▸ **Work to be completed**
Each line from the top of the listing through the one holding "import plotly.graph_objects as go" should be restated word for word, with nothing added and no pictures.

--- Start ---

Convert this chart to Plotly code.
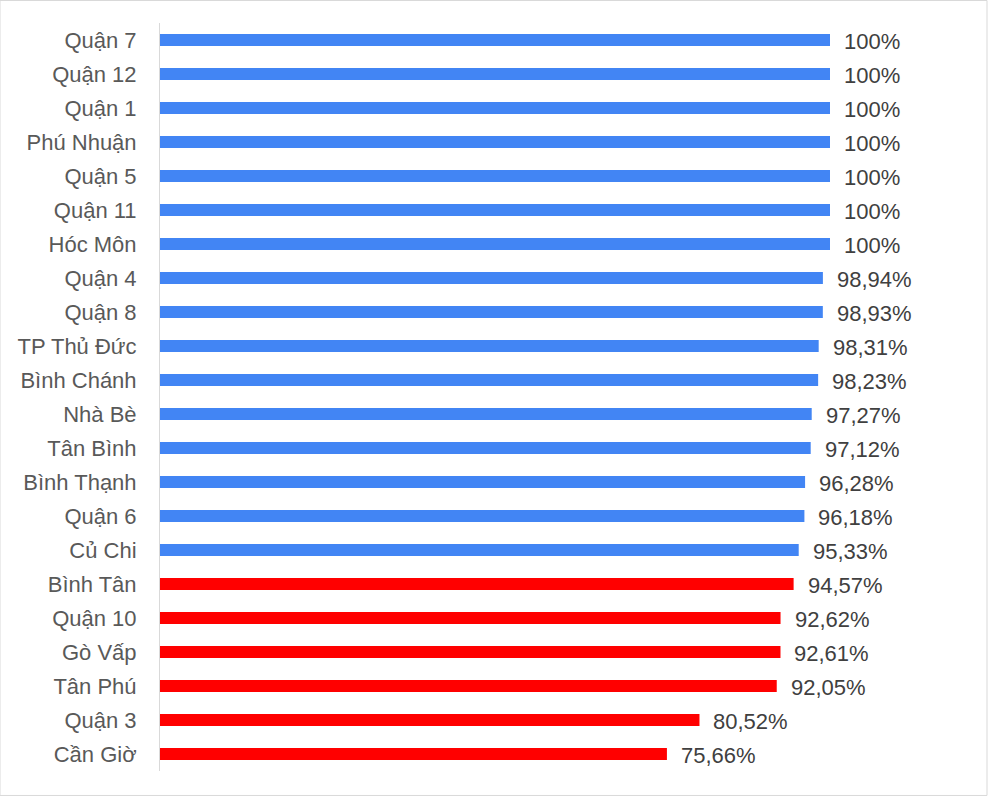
import plotly.graph_objects as go

categories = ["Quận 7", "Quận 12", "Quận 1", "Phú Nhuận", "Quận 5", "Quận 11", "Hóc Môn",
              "Quận 4", "Quận 8", "TP Thủ Đức", "Bình Chánh", "Nhà Bè", "Tân Bình",
              "Bình Thạnh", "Quận 6", "Củ Chi", "Bình Tân", "Quận 10", "Gò Vấp",
              "Tân Phú", "Quận 3", "Cần Giờ"]
values = [100, 100, 100, 100, 100, 100, 100, 98.94, 98.93, 98.31, 98.23, 97.27, 97.12,
          96.28, 96.18, 95.33, 94.57, 92.62, 92.61, 92.05, 80.52, 75.66]
labels = ["100%"] * 7 + ["98,94%", "98,93%", "98,31%", "98,23%", "97,27%", "97,12%",
                         "96,28%", "96,18%", "95,33%", "94,57%", "92,62%", "92,61%",
                         "92,05%", "80,52%", "75,66%"]
threshold = 95

colors = ["#4285F4" if v >= threshold else "#FF0000" for v in values]
FONT = "Liberation Sans, Arial"
FS = 22

fig = go.Figure(go.Bar(
    x=values, y=categories, orientation="h",
    marker=dict(color=colors, line=dict(width=0)),
    width=0.36, hoverinfo="skip",
))

for c, v, t in zip(categories, values, labels):
    fig.add_annotation(x=v, y=c, text=t, showarrow=False, xanchor="left",
                       xshift=12, yshift=-1, font=dict(size=FS, color="#404040", family=FONT))

fig.add_shape(type="rect", xref="paper", yref="paper",
              x0=-0.2, x1=1.03375, y0=-0.0327, y1=1.0301,
              line=dict(color="#d9d9d9", width=1), layer="above")

fig.update_layout(
    width=988, height=796,
    margin=dict(l=160, r=28, t=23, b=25),
    paper_bgcolor="white", plot_bgcolor="white",
    showlegend=False,
    font=dict(family=FONT, size=FS, color="#404040"),
    xaxis=dict(range=[0, 800 / 6.7], visible=False, showgrid=False, zeroline=False),
    yaxis=dict(autorange="reversed", showline=True, linecolor="#d9d9d9", linewidth=1,
               ticks="", showgrid=False, ticklabelstandoff=18,
               tickfont=dict(size=FS, color="#595959", family=FONT)),
)

fig.write_html("out.html")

--- End ---

▸ **Full response**
Convert this chart to Plotly code.
import plotly.graph_objects as go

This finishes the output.